Task description:
Leaving the pictures aside, transcribe every line below exactly.

Source excerpt:

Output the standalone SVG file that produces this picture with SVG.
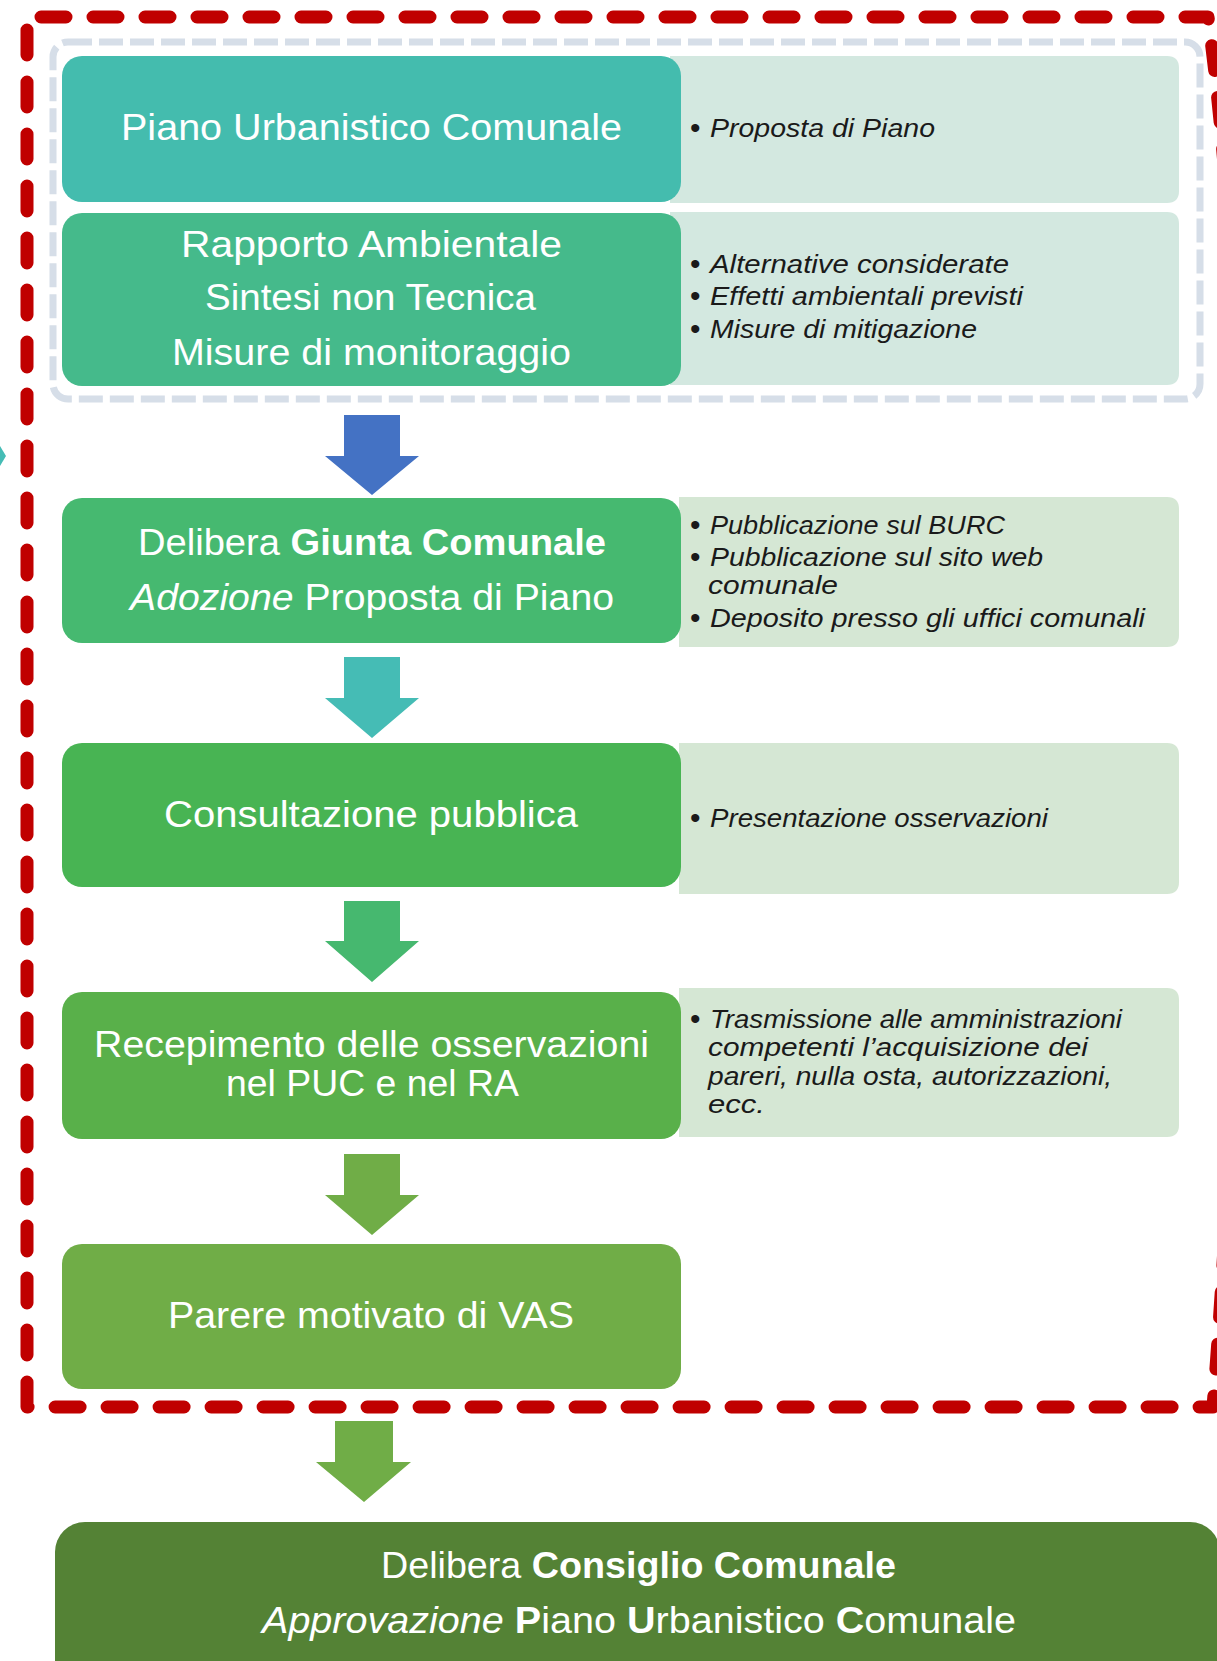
<svg xmlns="http://www.w3.org/2000/svg" width="1217" height="1661" viewBox="0 0 1217 1661">
<style>
.nt{font-family:"Liberation Sans",Arial,sans-serif;font-size:36px;fill:#ffffff;text-anchor:middle}
.pt{font-family:"Liberation Sans",Arial,sans-serif;font-size:25px;font-style:italic;fill:#1a1a1a}
.bl{font-family:"Liberation Sans",Arial,sans-serif;font-size:30px;fill:#1a1a1a}
.b{font-weight:bold}
.i{font-style:italic}
.panelA{fill:#D3E8E0}
.panelB{fill:#D5E7D4}
</style>
<rect width="1217" height="1661" fill="#ffffff"/>
<!-- frames -->
<g id="frames">
<rect x="53" y="42" width="1147" height="357" rx="15" fill="none" stroke="#D6DEE8" stroke-width="7" stroke-dasharray="24 7"/>
<path d="M27,1407 V17 H1208 C1260,400 1245,1000 1213,1407 Z" fill="none" stroke="#C00000" stroke-width="13" stroke-linecap="round" stroke-linejoin="round" stroke-dasharray="25 27"/>
<polygon points="0,446 6,456 0,466" fill="#45BCB5"/>
</g>
<!-- connectors -->
<g id="connectors">
<polygon points="344,415 400,415 400,456 419,456 372,495 325,456 344,456" fill="#4472C4"/>
<polygon points="344,657 400,657 400,698 419,698 372,738 325,698 344,698" fill="#45BCB5"/>
<polygon points="344,901 400,901 400,941 419,941 372,982 325,941 344,941" fill="#46B86F"/>
<polygon points="344,1154 400,1154 400,1195 419,1195 372,1235 325,1195 344,1195" fill="#70AD47"/>
<polygon points="335,1421 393,1421 393,1462 411,1462 364,1502 316,1462 335,1462" fill="#70AD47"/>
</g>
<!-- nodes -->
<g id="node1">
<path class="panelA" d="M670,56 H1167 Q1179,56 1179,68 V191 Q1179,203 1167,203 H670 Z"/>
<rect x="62" y="56" width="619" height="146" rx="20" fill="#44BCAE"/>
<text class="nt" x="371.5" y="140" textLength="501" lengthAdjust="spacingAndGlyphs">Piano Urbanistico Comunale</text>
<text class="bl" x="690" y="138">•</text>
<text class="pt" x="710" y="137" textLength="225" lengthAdjust="spacingAndGlyphs">Proposta di Piano</text>
</g>
<g id="node2">
<path class="panelA" d="M670,212 H1167 Q1179,212 1179,224 V373 Q1179,385 1167,385 H670 Z"/>
<rect x="62" y="213" width="619" height="173" rx="20" fill="#45BA8B"/>
<text class="nt" x="371.5" y="257" textLength="381" lengthAdjust="spacingAndGlyphs">Rapporto Ambientale</text>
<text class="nt" x="370.5" y="310" textLength="331" lengthAdjust="spacingAndGlyphs">Sintesi non Tecnica</text>
<text class="nt" x="371.5" y="365" textLength="399" lengthAdjust="spacingAndGlyphs">Misure di monitoraggio</text>
<text class="bl" x="690" y="274">•</text>
<text class="pt" x="710" y="273" textLength="299" lengthAdjust="spacingAndGlyphs">Alternative considerate</text>
<text class="bl" x="690" y="306">•</text>
<text class="pt" x="710" y="305" textLength="313" lengthAdjust="spacingAndGlyphs">Effetti ambientali previsti</text>
<text class="bl" x="690" y="339">•</text>
<text class="pt" x="710" y="338" textLength="267" lengthAdjust="spacingAndGlyphs">Misure di mitigazione</text>
</g>
<g id="node3">
<path class="panelB" d="M679,497 H1167 Q1179,497 1179,509 V635 Q1179,647 1167,647 H679 Z"/>
<rect x="62" y="498" width="619" height="145" rx="20" fill="#46B970"/>
<text class="nt" x="372" y="555" textLength="468" lengthAdjust="spacingAndGlyphs">Delibera <tspan class="b">Giunta Comunale</tspan></text>
<text class="nt" x="372" y="610" textLength="484" lengthAdjust="spacingAndGlyphs"><tspan class="i">Adozione</tspan> Proposta di Piano</text>
<text class="bl" x="690" y="535">•</text>
<text class="pt" x="710" y="534" textLength="295" lengthAdjust="spacingAndGlyphs">Pubblicazione sul BURC</text>
<text class="bl" x="690" y="567">•</text>
<text class="pt" x="710" y="566" textLength="333" lengthAdjust="spacingAndGlyphs">Pubblicazione sul sito web</text>
<text class="pt" x="708" y="594" textLength="130" lengthAdjust="spacingAndGlyphs">comunale</text>
<text class="bl" x="690" y="628">•</text>
<text class="pt" x="710" y="627" textLength="435" lengthAdjust="spacingAndGlyphs">Deposito presso gli uffici comunali</text>
</g>
<g id="node4">
<path class="panelB" d="M679,743 H1167 Q1179,743 1179,755 V882 Q1179,894 1167,894 H679 Z"/>
<rect x="62" y="743" width="619" height="144" rx="20" fill="#48B453"/>
<text class="nt" x="371" y="827" textLength="414" lengthAdjust="spacingAndGlyphs">Consultazione pubblica</text>
<text class="bl" x="690" y="828">•</text>
<text class="pt" x="710" y="827" textLength="338" lengthAdjust="spacingAndGlyphs">Presentazione osservazioni</text>
</g>
<g id="node5">
<path class="panelB" d="M679,988 H1167 Q1179,988 1179,1000 V1125 Q1179,1137 1167,1137 H679 Z"/>
<rect x="62" y="992" width="619" height="147" rx="20" fill="#59B04A"/>
<text class="nt" x="371.5" y="1057" textLength="555" lengthAdjust="spacingAndGlyphs">Recepimento delle osservazioni</text>
<text class="nt" x="372.5" y="1096" textLength="293" lengthAdjust="spacingAndGlyphs">nel PUC e nel RA</text>
<text class="bl" x="690" y="1029">•</text>
<text class="pt" x="710" y="1028" textLength="412" lengthAdjust="spacingAndGlyphs">Trasmissione alle amministrazioni</text>
<text class="pt" x="708" y="1056" textLength="380" lengthAdjust="spacingAndGlyphs">competenti l’acquisizione dei</text>
<text class="pt" x="708" y="1085" textLength="404" lengthAdjust="spacingAndGlyphs">pareri, nulla osta, autorizzazioni,</text>
<text class="pt" x="708" y="1113" textLength="57" lengthAdjust="spacingAndGlyphs">ecc.</text>
</g>
<g id="node6">
<rect x="62" y="1244" width="619" height="145" rx="20" fill="#70AD47"/>
<text class="nt" x="371" y="1328" textLength="406" lengthAdjust="spacingAndGlyphs">Parere motivato di VAS</text>
</g>
<g id="node7">
<rect x="55" y="1522" width="1165" height="170" rx="30" fill="#548235"/>
<text class="nt" x="638.5" y="1578" textLength="515" lengthAdjust="spacingAndGlyphs">Delibera <tspan class="b">Consiglio Comunale</tspan></text>
<text class="nt" x="639" y="1633" textLength="754" lengthAdjust="spacingAndGlyphs"><tspan class="i">Approvazione</tspan> <tspan class="b">P</tspan>iano <tspan class="b">U</tspan>rbanistico <tspan class="b">C</tspan>omunale</text>
</g>
</svg>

Answer for this exercise:
Output the standalone SVG file that produces this picture with SVG.
<svg xmlns="http://www.w3.org/2000/svg" width="1217" height="1661" viewBox="0 0 1217 1661">
<style>
.nt{font-family:"Liberation Sans",Arial,sans-serif;font-size:36px;fill:#ffffff;text-anchor:middle}
.pt{font-family:"Liberation Sans",Arial,sans-serif;font-size:25px;font-style:italic;fill:#1a1a1a}
.bl{font-family:"Liberation Sans",Arial,sans-serif;font-size:30px;fill:#1a1a1a}
.b{font-weight:bold}
.i{font-style:italic}
.panelA{fill:#D3E8E0}
.panelB{fill:#D5E7D4}
</style>
<rect width="1217" height="1661" fill="#ffffff"/>
<!-- frames -->
<g id="frames">
<rect x="53" y="42" width="1147" height="357" rx="15" fill="none" stroke="#D6DEE8" stroke-width="7" stroke-dasharray="24 7"/>
<path d="M27,1407 V17 H1208 C1260,400 1245,1000 1213,1407 Z" fill="none" stroke="#C00000" stroke-width="13" stroke-linecap="round" stroke-linejoin="round" stroke-dasharray="25 27"/>
<polygon points="0,446 6,456 0,466" fill="#45BCB5"/>
</g>
<!-- connectors -->
<g id="connectors">
<polygon points="344,415 400,415 400,456 419,456 372,495 325,456 344,456" fill="#4472C4"/>
<polygon points="344,657 400,657 400,698 419,698 372,738 325,698 344,698" fill="#45BCB5"/>
<polygon points="344,901 400,901 400,941 419,941 372,982 325,941 344,941" fill="#46B86F"/>
<polygon points="344,1154 400,1154 400,1195 419,1195 372,1235 325,1195 344,1195" fill="#70AD47"/>
<polygon points="335,1421 393,1421 393,1462 411,1462 364,1502 316,1462 335,1462" fill="#70AD47"/>
</g>
<!-- nodes -->
<g id="node1">
<path class="panelA" d="M670,56 H1167 Q1179,56 1179,68 V191 Q1179,203 1167,203 H670 Z"/>
<rect x="62" y="56" width="619" height="146" rx="20" fill="#44BCAE"/>
<text class="nt" x="371.5" y="140" textLength="501" lengthAdjust="spacingAndGlyphs">Piano Urbanistico Comunale</text>
<text class="bl" x="690" y="138">•</text>
<text class="pt" x="710" y="137" textLength="225" lengthAdjust="spacingAndGlyphs">Proposta di Piano</text>
</g>
<g id="node2">
<path class="panelA" d="M670,212 H1167 Q1179,212 1179,224 V373 Q1179,385 1167,385 H670 Z"/>
<rect x="62" y="213" width="619" height="173" rx="20" fill="#45BA8B"/>
<text class="nt" x="371.5" y="257" textLength="381" lengthAdjust="spacingAndGlyphs">Rapporto Ambientale</text>
<text class="nt" x="370.5" y="310" textLength="331" lengthAdjust="spacingAndGlyphs">Sintesi non Tecnica</text>
<text class="nt" x="371.5" y="365" textLength="399" lengthAdjust="spacingAndGlyphs">Misure di monitoraggio</text>
<text class="bl" x="690" y="274">•</text>
<text class="pt" x="710" y="273" textLength="299" lengthAdjust="spacingAndGlyphs">Alternative considerate</text>
<text class="bl" x="690" y="306">•</text>
<text class="pt" x="710" y="305" textLength="313" lengthAdjust="spacingAndGlyphs">Effetti ambientali previsti</text>
<text class="bl" x="690" y="339">•</text>
<text class="pt" x="710" y="338" textLength="267" lengthAdjust="spacingAndGlyphs">Misure di mitigazione</text>
</g>
<g id="node3">
<path class="panelB" d="M679,497 H1167 Q1179,497 1179,509 V635 Q1179,647 1167,647 H679 Z"/>
<rect x="62" y="498" width="619" height="145" rx="20" fill="#46B970"/>
<text class="nt" x="372" y="555" textLength="468" lengthAdjust="spacingAndGlyphs">Delibera <tspan class="b">Giunta Comunale</tspan></text>
<text class="nt" x="372" y="610" textLength="484" lengthAdjust="spacingAndGlyphs"><tspan class="i">Adozione</tspan> Proposta di Piano</text>
<text class="bl" x="690" y="535">•</text>
<text class="pt" x="710" y="534" textLength="295" lengthAdjust="spacingAndGlyphs">Pubblicazione sul BURC</text>
<text class="bl" x="690" y="567">•</text>
<text class="pt" x="710" y="566" textLength="333" lengthAdjust="spacingAndGlyphs">Pubblicazione sul sito web</text>
<text class="pt" x="708" y="594" textLength="130" lengthAdjust="spacingAndGlyphs">comunale</text>
<text class="bl" x="690" y="628">•</text>
<text class="pt" x="710" y="627" textLength="435" lengthAdjust="spacingAndGlyphs">Deposito presso gli uffici comunali</text>
</g>
<g id="node4">
<path class="panelB" d="M679,743 H1167 Q1179,743 1179,755 V882 Q1179,894 1167,894 H679 Z"/>
<rect x="62" y="743" width="619" height="144" rx="20" fill="#48B453"/>
<text class="nt" x="371" y="827" textLength="414" lengthAdjust="spacingAndGlyphs">Consultazione pubblica</text>
<text class="bl" x="690" y="828">•</text>
<text class="pt" x="710" y="827" textLength="338" lengthAdjust="spacingAndGlyphs">Presentazione osservazioni</text>
</g>
<g id="node5">
<path class="panelB" d="M679,988 H1167 Q1179,988 1179,1000 V1125 Q1179,1137 1167,1137 H679 Z"/>
<rect x="62" y="992" width="619" height="147" rx="20" fill="#59B04A"/>
<text class="nt" x="371.5" y="1057" textLength="555" lengthAdjust="spacingAndGlyphs">Recepimento delle osservazioni</text>
<text class="nt" x="372.5" y="1096" textLength="293" lengthAdjust="spacingAndGlyphs">nel PUC e nel RA</text>
<text class="bl" x="690" y="1029">•</text>
<text class="pt" x="710" y="1028" textLength="412" lengthAdjust="spacingAndGlyphs">Trasmissione alle amministrazioni</text>
<text class="pt" x="708" y="1056" textLength="380" lengthAdjust="spacingAndGlyphs">competenti l’acquisizione dei</text>
<text class="pt" x="708" y="1085" textLength="404" lengthAdjust="spacingAndGlyphs">pareri, nulla osta, autorizzazioni,</text>
<text class="pt" x="708" y="1113" textLength="57" lengthAdjust="spacingAndGlyphs">ecc.</text>
</g>
<g id="node6">
<rect x="62" y="1244" width="619" height="145" rx="20" fill="#70AD47"/>
<text class="nt" x="371" y="1328" textLength="406" lengthAdjust="spacingAndGlyphs">Parere motivato di VAS</text>
</g>
<g id="node7">
<rect x="55" y="1522" width="1165" height="170" rx="30" fill="#548235"/>
<text class="nt" x="638.5" y="1578" textLength="515" lengthAdjust="spacingAndGlyphs">Delibera <tspan class="b">Consiglio Comunale</tspan></text>
<text class="nt" x="639" y="1633" textLength="754" lengthAdjust="spacingAndGlyphs"><tspan class="i">Approvazione</tspan> <tspan class="b">P</tspan>iano <tspan class="b">U</tspan>rbanistico <tspan class="b">C</tspan>omunale</text>
</g>
</svg>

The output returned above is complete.